*Exercise directions*
Retype the material in full, keeping every word the same.

* begin Source data *

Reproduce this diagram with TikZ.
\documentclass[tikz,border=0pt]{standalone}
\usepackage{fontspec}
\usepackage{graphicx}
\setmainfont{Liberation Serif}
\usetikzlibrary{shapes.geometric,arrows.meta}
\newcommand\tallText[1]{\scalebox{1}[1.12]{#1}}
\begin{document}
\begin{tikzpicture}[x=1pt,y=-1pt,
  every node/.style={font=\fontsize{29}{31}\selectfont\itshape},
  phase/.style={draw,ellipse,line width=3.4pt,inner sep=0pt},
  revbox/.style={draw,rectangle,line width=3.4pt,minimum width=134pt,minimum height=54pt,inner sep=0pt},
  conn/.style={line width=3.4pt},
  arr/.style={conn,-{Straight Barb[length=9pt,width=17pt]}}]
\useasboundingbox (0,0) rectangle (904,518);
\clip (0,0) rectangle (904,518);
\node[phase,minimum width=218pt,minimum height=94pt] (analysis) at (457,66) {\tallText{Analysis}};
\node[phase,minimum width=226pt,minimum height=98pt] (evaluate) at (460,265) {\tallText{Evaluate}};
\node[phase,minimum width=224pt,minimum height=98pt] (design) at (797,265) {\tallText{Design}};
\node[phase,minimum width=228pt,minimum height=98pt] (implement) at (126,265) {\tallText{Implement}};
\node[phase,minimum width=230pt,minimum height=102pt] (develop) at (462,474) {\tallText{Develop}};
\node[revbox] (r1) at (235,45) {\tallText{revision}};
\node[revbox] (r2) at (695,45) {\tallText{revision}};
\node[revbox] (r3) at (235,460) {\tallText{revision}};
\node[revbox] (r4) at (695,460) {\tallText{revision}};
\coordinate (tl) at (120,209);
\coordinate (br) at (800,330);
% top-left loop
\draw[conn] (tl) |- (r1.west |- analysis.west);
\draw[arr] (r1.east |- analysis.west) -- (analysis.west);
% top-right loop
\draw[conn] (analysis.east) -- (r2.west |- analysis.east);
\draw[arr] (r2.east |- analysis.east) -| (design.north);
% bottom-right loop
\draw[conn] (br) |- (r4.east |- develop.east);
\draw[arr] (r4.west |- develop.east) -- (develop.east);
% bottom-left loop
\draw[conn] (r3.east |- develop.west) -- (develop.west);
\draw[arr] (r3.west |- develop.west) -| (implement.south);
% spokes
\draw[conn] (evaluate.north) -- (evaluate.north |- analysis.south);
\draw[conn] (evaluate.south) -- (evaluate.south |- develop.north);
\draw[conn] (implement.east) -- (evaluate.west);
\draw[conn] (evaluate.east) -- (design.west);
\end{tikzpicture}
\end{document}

* end Source data *

*Response for this exercise*
Reproduce this diagram with TikZ.
\documentclass[tikz,border=0pt]{standalone}
\usepackage{fontspec}
\usepackage{graphicx}
\setmainfont{Liberation Serif}
\usetikzlibrary{shapes.geometric,arrows.meta}
\newcommand\tallText[1]{\scalebox{1}[1.12]{#1}}
\begin{document}
\begin{tikzpicture}[x=1pt,y=-1pt,
  every node/.style={font=\fontsize{29}{31}\selectfont\itshape},
  phase/.style={draw,ellipse,line width=3.4pt,inner sep=0pt},
  revbox/.style={draw,rectangle,line width=3.4pt,minimum width=134pt,minimum height=54pt,inner sep=0pt},
  conn/.style={line width=3.4pt},
  arr/.style={conn,-{Straight Barb[length=9pt,width=17pt]}}]
\useasboundingbox (0,0) rectangle (904,518);
\clip (0,0) rectangle (904,518);
\node[phase,minimum width=218pt,minimum height=94pt] (analysis) at (457,66) {\tallText{Analysis}};
\node[phase,minimum width=226pt,minimum height=98pt] (evaluate) at (460,265) {\tallText{Evaluate}};
\node[phase,minimum width=224pt,minimum height=98pt] (design) at (797,265) {\tallText{Design}};
\node[phase,minimum width=228pt,minimum height=98pt] (implement) at (126,265) {\tallText{Implement}};
\node[phase,minimum width=230pt,minimum height=102pt] (develop) at (462,474) {\tallText{Develop}};
\node[revbox] (r1) at (235,45) {\tallText{revision}};
\node[revbox] (r2) at (695,45) {\tallText{revision}};
\node[revbox] (r3) at (235,460) {\tallText{revision}};
\node[revbox] (r4) at (695,460) {\tallText{revision}};
\coordinate (tl) at (120,209);
\coordinate (br) at (800,330);
% top-left loop
\draw[conn] (tl) |- (r1.west |- analysis.west);
\draw[arr] (r1.east |- analysis.west) -- (analysis.west);
% top-right loop
\draw[conn] (analysis.east) -- (r2.west |- analysis.east);
\draw[arr] (r2.east |- analysis.east) -| (design.north);
% bottom-right loop
\draw[conn] (br) |- (r4.east |- develop.east);
\draw[arr] (r4.west |- develop.east) -- (develop.east);
% bottom-left loop
\draw[conn] (r3.east |- develop.west) -- (develop.west);
\draw[arr] (r3.west |- develop.west) -| (implement.south);
% spokes
\draw[conn] (evaluate.north) -- (evaluate.north |- analysis.south);
\draw[conn] (evaluate.south) -- (evaluate.south |- develop.north);
\draw[conn] (implement.east) -- (evaluate.west);
\draw[conn] (evaluate.east) -- (design.west);
\end{tikzpicture}
\end{document}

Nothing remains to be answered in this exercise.